Hong Kong's finance chief has expressed optimism about the city's economic outlook for 2026, while forecasting 2025 growth to accelerate to 3.2%, surpassing earlier projections. He attributed this positive outlook mainly to anticipated growth in mainland China and Asia, along with interest rate cuts.
Hong Kong's Financial Secretary Paul Chan Mo-po struck an upbeat tone in his Sunday blog post, stating that looking ahead to next year, the city's economy is expected to maintain its positive momentum. The market generally anticipates that while the global economy may slow, it will still maintain moderate expansion. He forecast that real gross domestic product (GDP) growth for all of 2025 would accelerate to 3.2 per cent, outperforming earlier government estimates of between 2 and 3 per cent.

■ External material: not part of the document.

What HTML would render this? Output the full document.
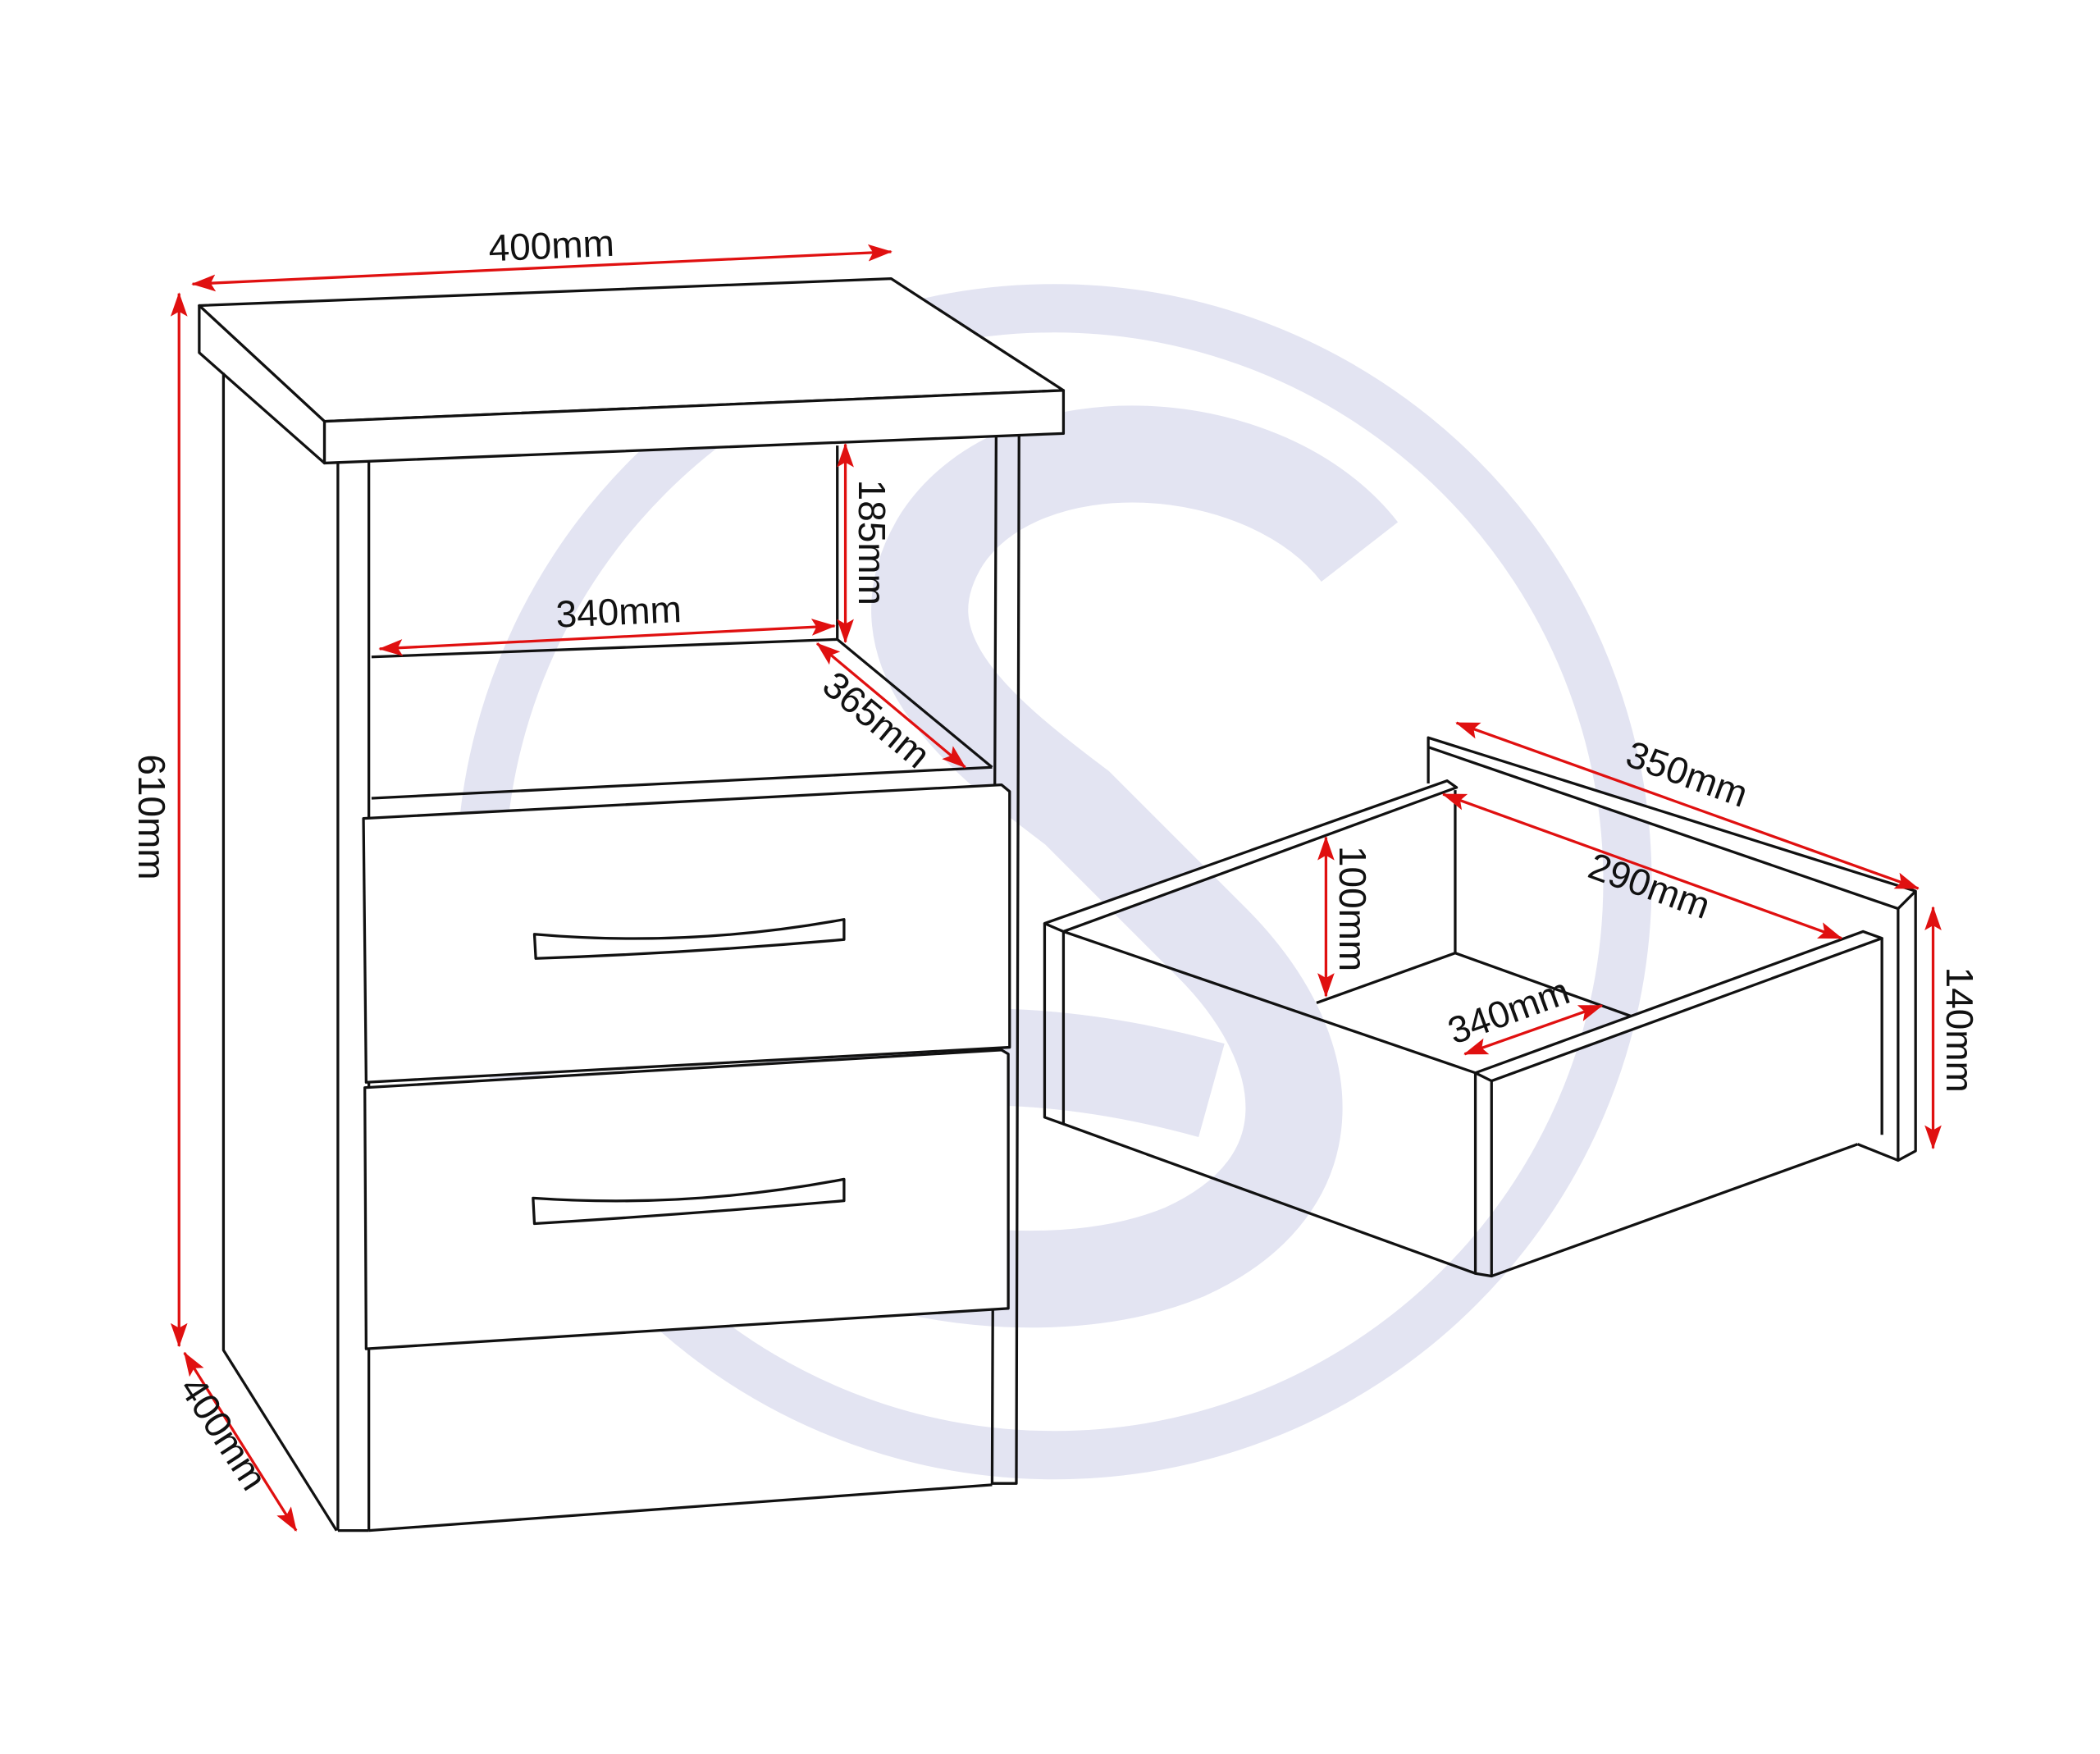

Chan attributed this strong performance to robust exports, resilient investments and a vibrant asset market, with these key drivers expected to sustain growth into next year. He also pledged that Hong Kong would seek to upgrade its role as an international financial centre and a trade and technology hub to take advantage of national development strategies laid down in China’s 15th five-year plan.
Hong Kong will align with national development strategies, focusing on three growth engines: finance, innovation and technology, and trade. However, his optimism was questioned by former finance chief John Tsang Chun-wah and some economists.
“Looking ahead to next year, Hong Kong’s economy is expected to maintain its positive momentum. The market generally anticipates that while the global economy may slow, it will still maintain moderate expansion,” Chan said.